At a step 612, the server system 108 checks whether a match has been found for the temporary UUID record. It should be noted that the list of known networks for the mobile communication device 104 is not constant, and is modified with each new network the device 104 joins in. Therefore, the matching process is not trivial and has to be resolved by methods of pattern matching, like k-NN (k-nearest neighbors), fuzzy logic and so forth.

If a match is not found, then at step 614, the temporary UUID record is stored in the UUID database as a new UUID record.

If a match is found, then at step 616, the server system 108 updates the matching UUID record in the UUID database with temporary UUID record parameters.

Finally at step 618, the server system 108 returns a UUID record of the mobile communication device 104. The UUID record is hereinafter also referred to as a fingerprint of the mobile communication device 104 and is associated with a location of the mobile communication device 104.

FIG. 7 is an illustration of an exemplary UUID record 700 of the mobile communication device 104, in accordance with an embodiment of the present disclosure. The UUID record 700 includes a UUID of 64 bits, a SSID pattern of 1024 bytes, details of number of associated MAC addresses, and details of number of associated known SSIDs. The SSID pattern field in the UUID record is a reasonably unique and anonymous identifier (i.e. the MAC address of the mobile communication device 104 cannot be deduced from the SSID pattern) that allows tracking of the mobile communication device 104. The UUIDs have no association with actual physical hardware address (MAC) of the mobile communication device 104. It should be also noted that the method is not limited to the mobile communication devices using Wi-Fi networks, but also to devices with other networks, like Bluetooth.

Embodiments of the present disclosure facilitate tracking of movements/location of visitors and providing value added services in top of the location data. The disclosure is specifically applicable when mobile devices randomize the MAC in sending probe requests.

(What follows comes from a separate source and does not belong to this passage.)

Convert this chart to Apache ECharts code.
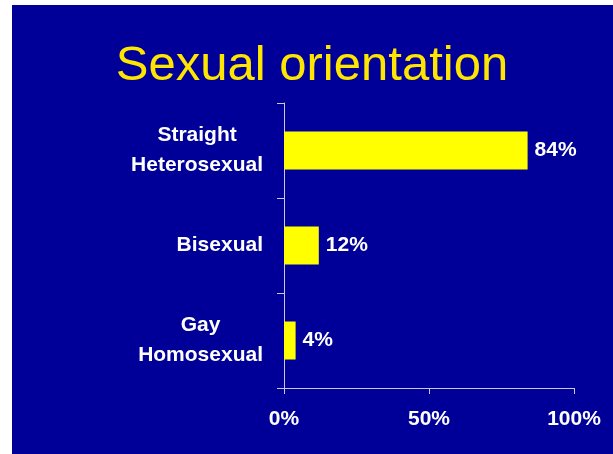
<!DOCTYPE html>
<html>
<head>
<meta charset="utf-8">
<script src="https://cdn.jsdelivr.net/npm/echarts@6/dist/echarts.min.js"></script>
<style>
  html, body { margin: 0; padding: 0; background: #ffffff; }
  #chart { width: 613px; height: 454px; }
</style>
</head>
<body>
<div id="chart"></div>
<script>
// data
const categories = ["Straight\nHeterosexual", "Bisexual", "Gay\nHomosexual"];
const shares = [84, 12, 4];
const xTicks = [0, 50, 100];

const labelFont = "'Liberation Sans', Arial, sans-serif";

const initChart = () => {
    const myChart = echarts.init(document.getElementById("chart"));

    const option = {
        backgroundColor: "#ffffff",
        animation: false,
        graphic: [{
            type: "rect",
            z: -10,
            silent: true,
            shape: { x: 12, y: 5, width: 601, height: 449 },
            style: { fill: "#000099" }
        }],
        title: {
            text: "Sexual orientation",
            left: 307,
            textAlign: "center",
            top: 35,
            textStyle: {
                color: "#ffe600",
                fontFamily: labelFont,
                fontWeight: "normal",
                fontSize: 49,
                lineHeight: 52
            }
        },
        grid: { left: 284, right: 39, top: 103, bottom: 66, containLabel: false },
        xAxis: {
            type: "value",
            min: xTicks[0],
            max: xTicks[xTicks.length - 1],
            interval: 50,
            axisLine: { show: true, lineStyle: { color: "#c8c8e6", width: 1 } },
            axisTick: { show: true, length: 6, lineStyle: { color: "#c8c8e6" } },
            splitLine: { show: false },
            axisLabel: {
                color: "#ffffff",
                fontFamily: labelFont,
                fontWeight: "bold",
                fontSize: 21,
                margin: 21,
                formatter: v => v + "%"
            }
        },
        yAxis: {
            type: "category",
            inverse: true,
            data: categories,
            axisLine: { show: true, lineStyle: { color: "#c8c8e6", width: 1 } },
            axisTick: { show: true, length: 7, lineStyle: { color: "#c8c8e6" } },
            axisLabel: {
                margin: 21,
                formatter: v => v.split("\n").map(s => "{c|" + s + "}").join("\n"),
                rich: {
                    c: {
                        align: "center",
                        color: "#ffffff",
                        fontFamily: labelFont,
                        fontWeight: "bold",
                        fontSize: 21,
                        lineHeight: 30
                    }
                }
            }
        },
        series: [{
            type: "bar",
            data: shares,
            barWidth: 38,
            itemStyle: { color: "#ffff00" },
            label: {
                show: true,
                position: "right",
                distance: 7,
                color: "#ffffff",
                fontFamily: labelFont,
                fontWeight: "bold",
                fontSize: 21,
                formatter: p => p.value + "%"
            }
        }]
    };

    myChart.setOption(option);
    myChart.resize();
};

window.addEventListener("load", () => {
    initChart();
});
</script>
</body>
</html>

Modifications to embodiments of the present disclosure described in the foregoing are possible without departing from the scope of the present disclosure as defined by the accompanying claims. Expressions such as “including”, “comprising”, “incorporating”, “consisting of”, “have”, “is” used to describe and claim the present disclosure are intended to be construed in a non-exclusive manner, namely allowing for items, components or elements not explicitly described also to be present. Reference to the singular is also to be construed to relate to the plural.

Claims

1. A method for creating an electronic fingerprint for a mobile communication device, comprising:

receiving at a sensor, a first message from the mobile communication device, the first message comprising a mobile device identifier and a network identifier;

sending to the server, a second message that comprises at least a part of the first message, and a sensor identifier;

calculating a first fingerprint from the second message; and

associating the first fingerprint with a first unique identifier.

2. The method of claim 1 further comprising:

comparing similarity level of the first fingerprint and a second fingerprint, the second fingerprint having a second unique identifier stored in the server;

associating the first fingerprint with the second unique identifier if the similarity level of the first fingerprint and the second fingerprint is at least above a predetermined threshold level; and

associating the first fingerprint with the first unique identifier if the similarity level is below the predetermined threshold level.

3. The method of claim 2, wherein the first and second unique identifiers are associated with a location of the mobile communication device.

4. The method of claim 1, wherein the first message includes an IEEE 802.11 based probe request.

5. The method of claim 1, wherein the sensor combines at least two first messages to form the second message.